[BEGIN Data extract]

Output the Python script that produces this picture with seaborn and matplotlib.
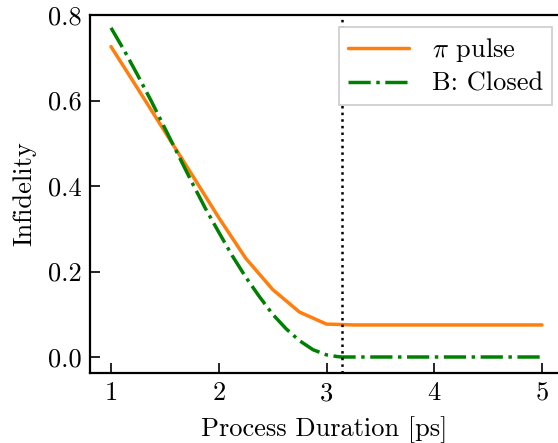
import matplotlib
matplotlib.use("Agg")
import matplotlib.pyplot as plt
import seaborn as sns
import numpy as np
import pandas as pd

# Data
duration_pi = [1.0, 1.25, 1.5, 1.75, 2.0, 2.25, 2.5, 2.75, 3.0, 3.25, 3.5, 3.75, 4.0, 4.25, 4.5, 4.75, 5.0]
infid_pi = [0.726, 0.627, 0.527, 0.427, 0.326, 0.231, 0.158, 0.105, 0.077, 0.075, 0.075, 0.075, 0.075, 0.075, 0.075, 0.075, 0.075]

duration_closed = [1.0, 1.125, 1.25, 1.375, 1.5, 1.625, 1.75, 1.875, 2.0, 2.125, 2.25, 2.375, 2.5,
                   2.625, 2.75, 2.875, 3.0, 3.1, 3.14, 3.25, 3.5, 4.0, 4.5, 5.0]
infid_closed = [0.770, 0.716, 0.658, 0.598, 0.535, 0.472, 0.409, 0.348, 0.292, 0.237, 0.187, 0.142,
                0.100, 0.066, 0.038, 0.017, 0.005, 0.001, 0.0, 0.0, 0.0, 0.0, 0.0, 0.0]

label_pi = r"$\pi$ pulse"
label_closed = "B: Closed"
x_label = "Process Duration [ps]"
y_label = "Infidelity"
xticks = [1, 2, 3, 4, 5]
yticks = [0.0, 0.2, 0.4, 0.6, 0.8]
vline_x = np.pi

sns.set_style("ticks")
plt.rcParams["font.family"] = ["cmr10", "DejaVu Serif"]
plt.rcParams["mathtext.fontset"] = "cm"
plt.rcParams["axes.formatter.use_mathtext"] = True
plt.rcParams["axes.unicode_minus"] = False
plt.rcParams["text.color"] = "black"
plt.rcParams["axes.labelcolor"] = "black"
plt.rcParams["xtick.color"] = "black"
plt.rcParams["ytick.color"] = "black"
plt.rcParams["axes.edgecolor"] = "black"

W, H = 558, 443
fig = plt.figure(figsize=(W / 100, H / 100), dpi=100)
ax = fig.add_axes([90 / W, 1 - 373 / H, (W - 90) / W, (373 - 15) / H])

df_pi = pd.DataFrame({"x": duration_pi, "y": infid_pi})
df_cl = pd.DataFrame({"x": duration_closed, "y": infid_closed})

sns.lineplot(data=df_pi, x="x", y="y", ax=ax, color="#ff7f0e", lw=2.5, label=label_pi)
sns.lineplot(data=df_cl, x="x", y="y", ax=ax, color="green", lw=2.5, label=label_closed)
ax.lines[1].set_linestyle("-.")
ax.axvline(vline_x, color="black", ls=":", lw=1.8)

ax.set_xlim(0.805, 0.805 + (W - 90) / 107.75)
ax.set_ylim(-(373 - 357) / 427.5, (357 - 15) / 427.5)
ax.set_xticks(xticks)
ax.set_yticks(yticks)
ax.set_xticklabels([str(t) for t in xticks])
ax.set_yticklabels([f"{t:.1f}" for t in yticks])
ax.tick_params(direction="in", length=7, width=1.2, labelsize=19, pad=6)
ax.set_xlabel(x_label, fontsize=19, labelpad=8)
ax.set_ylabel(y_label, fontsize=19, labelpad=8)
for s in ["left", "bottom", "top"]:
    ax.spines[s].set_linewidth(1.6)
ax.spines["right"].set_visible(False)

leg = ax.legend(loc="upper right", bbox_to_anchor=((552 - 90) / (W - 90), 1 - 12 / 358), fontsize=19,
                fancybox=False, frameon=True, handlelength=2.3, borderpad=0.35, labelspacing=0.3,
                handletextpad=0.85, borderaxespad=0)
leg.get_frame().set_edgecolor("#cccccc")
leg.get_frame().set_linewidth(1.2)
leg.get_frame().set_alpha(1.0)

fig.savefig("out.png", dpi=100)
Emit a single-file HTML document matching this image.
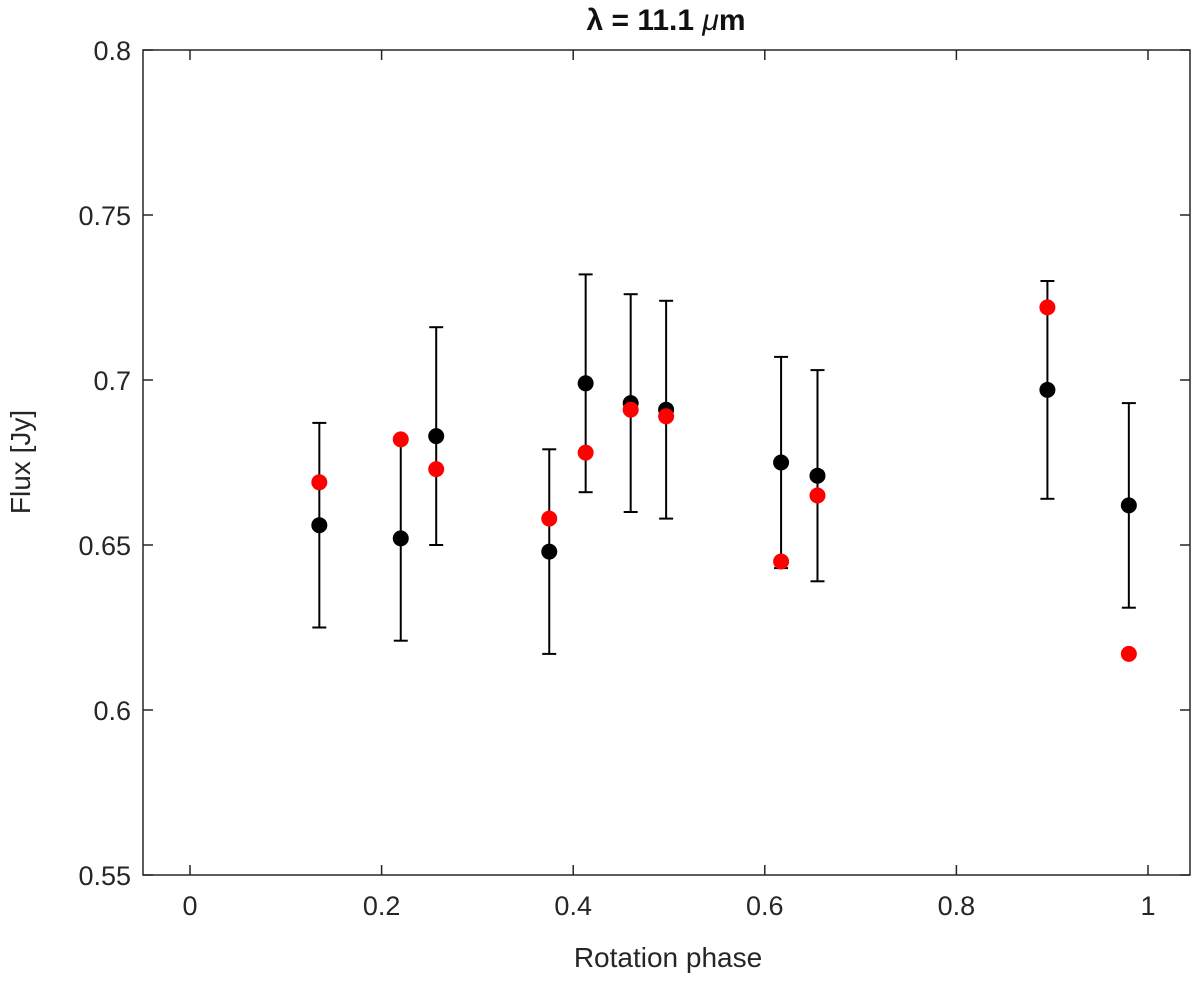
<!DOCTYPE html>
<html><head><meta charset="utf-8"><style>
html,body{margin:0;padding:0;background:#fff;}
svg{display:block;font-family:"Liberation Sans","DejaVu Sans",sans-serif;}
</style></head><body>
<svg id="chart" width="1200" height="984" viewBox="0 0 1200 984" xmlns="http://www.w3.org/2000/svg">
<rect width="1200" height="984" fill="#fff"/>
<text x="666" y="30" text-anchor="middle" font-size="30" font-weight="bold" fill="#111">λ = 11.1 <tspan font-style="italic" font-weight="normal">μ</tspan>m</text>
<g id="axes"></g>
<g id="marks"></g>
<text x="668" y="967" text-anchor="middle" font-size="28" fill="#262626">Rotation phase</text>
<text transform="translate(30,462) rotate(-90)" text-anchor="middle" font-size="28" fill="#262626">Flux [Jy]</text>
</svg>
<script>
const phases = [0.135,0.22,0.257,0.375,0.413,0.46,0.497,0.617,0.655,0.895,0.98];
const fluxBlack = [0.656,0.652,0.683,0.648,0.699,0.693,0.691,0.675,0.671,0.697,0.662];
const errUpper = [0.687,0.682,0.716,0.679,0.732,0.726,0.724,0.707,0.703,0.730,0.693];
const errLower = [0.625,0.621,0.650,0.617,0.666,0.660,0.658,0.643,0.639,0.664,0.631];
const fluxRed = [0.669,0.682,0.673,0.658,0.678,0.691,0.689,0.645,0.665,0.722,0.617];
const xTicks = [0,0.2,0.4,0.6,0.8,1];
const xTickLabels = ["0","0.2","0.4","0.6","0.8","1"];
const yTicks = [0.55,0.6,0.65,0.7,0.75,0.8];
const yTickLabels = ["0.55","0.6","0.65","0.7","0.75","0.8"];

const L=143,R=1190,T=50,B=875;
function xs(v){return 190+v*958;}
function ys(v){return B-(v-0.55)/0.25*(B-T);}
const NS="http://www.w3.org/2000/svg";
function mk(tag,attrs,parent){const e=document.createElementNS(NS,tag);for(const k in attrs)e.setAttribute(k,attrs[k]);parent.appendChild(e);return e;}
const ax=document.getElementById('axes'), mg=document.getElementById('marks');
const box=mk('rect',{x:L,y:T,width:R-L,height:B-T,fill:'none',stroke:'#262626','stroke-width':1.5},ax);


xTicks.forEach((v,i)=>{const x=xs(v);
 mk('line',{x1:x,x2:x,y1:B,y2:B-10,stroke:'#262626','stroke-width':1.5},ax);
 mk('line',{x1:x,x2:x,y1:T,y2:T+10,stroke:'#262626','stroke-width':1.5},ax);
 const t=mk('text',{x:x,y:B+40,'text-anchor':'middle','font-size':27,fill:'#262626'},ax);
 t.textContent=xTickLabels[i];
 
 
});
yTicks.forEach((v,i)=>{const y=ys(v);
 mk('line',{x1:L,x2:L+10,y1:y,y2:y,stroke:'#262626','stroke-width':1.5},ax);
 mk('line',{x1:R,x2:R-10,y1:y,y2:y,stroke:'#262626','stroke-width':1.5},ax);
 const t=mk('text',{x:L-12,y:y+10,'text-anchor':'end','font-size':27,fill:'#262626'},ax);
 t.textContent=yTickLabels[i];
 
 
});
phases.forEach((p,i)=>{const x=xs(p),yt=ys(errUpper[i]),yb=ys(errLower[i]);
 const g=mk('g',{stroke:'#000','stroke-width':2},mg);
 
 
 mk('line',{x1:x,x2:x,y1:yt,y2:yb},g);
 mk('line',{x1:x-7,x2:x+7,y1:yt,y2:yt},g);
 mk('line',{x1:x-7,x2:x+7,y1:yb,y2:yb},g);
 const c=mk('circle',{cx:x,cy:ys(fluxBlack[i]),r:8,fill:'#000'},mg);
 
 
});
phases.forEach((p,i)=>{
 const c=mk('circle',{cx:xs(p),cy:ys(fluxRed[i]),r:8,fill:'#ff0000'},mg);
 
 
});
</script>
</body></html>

[END Data extract]

What to produce: Return every line of the records exactly as given, pictures excluded.

Result:
Output the Python script that produces this picture with seaborn and matplotlib.
import matplotlib
matplotlib.use("Agg")
import matplotlib.pyplot as plt
import seaborn as sns
import numpy as np
import pandas as pd

# Data
duration_pi = [1.0, 1.25, 1.5, 1.75, 2.0, 2.25, 2.5, 2.75, 3.0, 3.25, 3.5, 3.75, 4.0, 4.25, 4.5, 4.75, 5.0]
infid_pi = [0.726, 0.627, 0.527, 0.427, 0.326, 0.231, 0.158, 0.105, 0.077, 0.075, 0.075, 0.075, 0.075, 0.075, 0.075, 0.075, 0.075]

duration_closed = [1.0, 1.125, 1.25, 1.375, 1.5, 1.625, 1.75, 1.875, 2.0, 2.125, 2.25, 2.375, 2.5,
                   2.625, 2.75, 2.875, 3.0, 3.1, 3.14, 3.25, 3.5, 4.0, 4.5, 5.0]
infid_closed = [0.770, 0.716, 0.658, 0.598, 0.535, 0.472, 0.409, 0.348, 0.292, 0.237, 0.187, 0.142,
                0.100, 0.066, 0.038, 0.017, 0.005, 0.001, 0.0, 0.0, 0.0, 0.0, 0.0, 0.0]

label_pi = r"$\pi$ pulse"
label_closed = "B: Closed"
x_label = "Process Duration [ps]"
y_label = "Infidelity"
xticks = [1, 2, 3, 4, 5]
yticks = [0.0, 0.2, 0.4, 0.6, 0.8]
vline_x = np.pi

sns.set_style("ticks")
plt.rcParams["font.family"] = ["cmr10", "DejaVu Serif"]
plt.rcParams["mathtext.fontset"] = "cm"
plt.rcParams["axes.formatter.use_mathtext"] = True
plt.rcParams["axes.unicode_minus"] = False
plt.rcParams["text.color"] = "black"
plt.rcParams["axes.labelcolor"] = "black"
plt.rcParams["xtick.color"] = "black"
plt.rcParams["ytick.color"] = "black"
plt.rcParams["axes.edgecolor"] = "black"

W, H = 558, 443
fig = plt.figure(figsize=(W / 100, H / 100), dpi=100)
ax = fig.add_axes([90 / W, 1 - 373 / H, (W - 90) / W, (373 - 15) / H])

df_pi = pd.DataFrame({"x": duration_pi, "y": infid_pi})
df_cl = pd.DataFrame({"x": duration_closed, "y": infid_closed})

sns.lineplot(data=df_pi, x="x", y="y", ax=ax, color="#ff7f0e", lw=2.5, label=label_pi)
sns.lineplot(data=df_cl, x="x", y="y", ax=ax, color="green", lw=2.5, label=label_closed)
ax.lines[1].set_linestyle("-.")
ax.axvline(vline_x, color="black", ls=":", lw=1.8)

ax.set_xlim(0.805, 0.805 + (W - 90) / 107.75)
ax.set_ylim(-(373 - 357) / 427.5, (357 - 15) / 427.5)
ax.set_xticks(xticks)
ax.set_yticks(yticks)
ax.set_xticklabels([str(t) for t in xticks])
ax.set_yticklabels([f"{t:.1f}" for t in yticks])
ax.tick_params(direction="in", length=7, width=1.2, labelsize=19, pad=6)
ax.set_xlabel(x_label, fontsize=19, labelpad=8)
ax.set_ylabel(y_label, fontsize=19, labelpad=8)
for s in ["left", "bottom", "top"]:
    ax.spines[s].set_linewidth(1.6)
ax.spines["right"].set_visible(False)

leg = ax.legend(loc="upper right", bbox_to_anchor=((552 - 90) / (W - 90), 1 - 12 / 358), fontsize=19,
                fancybox=False, frameon=True, handlelength=2.3, borderpad=0.35, labelspacing=0.3,
                handletextpad=0.85, borderaxespad=0)
leg.get_frame().set_edgecolor("#cccccc")
leg.get_frame().set_linewidth(1.2)
leg.get_frame().set_alpha(1.0)

fig.savefig("out.png", dpi=100)
Emit a single-file HTML document matching this image.
<!DOCTYPE html>
<html><head><meta charset="utf-8"><style>
html,body{margin:0;padding:0;background:#fff;}
svg{display:block;font-family:"Liberation Sans","DejaVu Sans",sans-serif;}
</style></head><body>
<svg id="chart" width="1200" height="984" viewBox="0 0 1200 984" xmlns="http://www.w3.org/2000/svg">
<rect width="1200" height="984" fill="#fff"/>
<text x="666" y="30" text-anchor="middle" font-size="30" font-weight="bold" fill="#111">λ = 11.1 <tspan font-style="italic" font-weight="normal">μ</tspan>m</text>
<g id="axes"></g>
<g id="marks"></g>
<text x="668" y="967" text-anchor="middle" font-size="28" fill="#262626">Rotation phase</text>
<text transform="translate(30,462) rotate(-90)" text-anchor="middle" font-size="28" fill="#262626">Flux [Jy]</text>
</svg>
<script>
const phases = [0.135,0.22,0.257,0.375,0.413,0.46,0.497,0.617,0.655,0.895,0.98];
const fluxBlack = [0.656,0.652,0.683,0.648,0.699,0.693,0.691,0.675,0.671,0.697,0.662];
const errUpper = [0.687,0.682,0.716,0.679,0.732,0.726,0.724,0.707,0.703,0.730,0.693];
const errLower = [0.625,0.621,0.650,0.617,0.666,0.660,0.658,0.643,0.639,0.664,0.631];
const fluxRed = [0.669,0.682,0.673,0.658,0.678,0.691,0.689,0.645,0.665,0.722,0.617];
const xTicks = [0,0.2,0.4,0.6,0.8,1];
const xTickLabels = ["0","0.2","0.4","0.6","0.8","1"];
const yTicks = [0.55,0.6,0.65,0.7,0.75,0.8];
const yTickLabels = ["0.55","0.6","0.65","0.7","0.75","0.8"];

const L=143,R=1190,T=50,B=875;
function xs(v){return 190+v*958;}
function ys(v){return B-(v-0.55)/0.25*(B-T);}
const NS="http://www.w3.org/2000/svg";
function mk(tag,attrs,parent){const e=document.createElementNS(NS,tag);for(const k in attrs)e.setAttribute(k,attrs[k]);parent.appendChild(e);return e;}
const ax=document.getElementById('axes'), mg=document.getElementById('marks');
const box=mk('rect',{x:L,y:T,width:R-L,height:B-T,fill:'none',stroke:'#262626','stroke-width':1.5},ax);


xTicks.forEach((v,i)=>{const x=xs(v);
 mk('line',{x1:x,x2:x,y1:B,y2:B-10,stroke:'#262626','stroke-width':1.5},ax);
 mk('line',{x1:x,x2:x,y1:T,y2:T+10,stroke:'#262626','stroke-width':1.5},ax);
 const t=mk('text',{x:x,y:B+40,'text-anchor':'middle','font-size':27,fill:'#262626'},ax);
 t.textContent=xTickLabels[i];
 
 
});
yTicks.forEach((v,i)=>{const y=ys(v);
 mk('line',{x1:L,x2:L+10,y1:y,y2:y,stroke:'#262626','stroke-width':1.5},ax);
 mk('line',{x1:R,x2:R-10,y1:y,y2:y,stroke:'#262626','stroke-width':1.5},ax);
 const t=mk('text',{x:L-12,y:y+10,'text-anchor':'end','font-size':27,fill:'#262626'},ax);
 t.textContent=yTickLabels[i];
 
 
});
phases.forEach((p,i)=>{const x=xs(p),yt=ys(errUpper[i]),yb=ys(errLower[i]);
 const g=mk('g',{stroke:'#000','stroke-width':2},mg);
 
 
 mk('line',{x1:x,x2:x,y1:yt,y2:yb},g);
 mk('line',{x1:x-7,x2:x+7,y1:yt,y2:yt},g);
 mk('line',{x1:x-7,x2:x+7,y1:yb,y2:yb},g);
 const c=mk('circle',{cx:x,cy:ys(fluxBlack[i]),r:8,fill:'#000'},mg);
 
 
});
phases.forEach((p,i)=>{
 const c=mk('circle',{cx:xs(p),cy:ys(fluxRed[i]),r:8,fill:'#ff0000'},mg);
 
 
});
</script>
</body></html>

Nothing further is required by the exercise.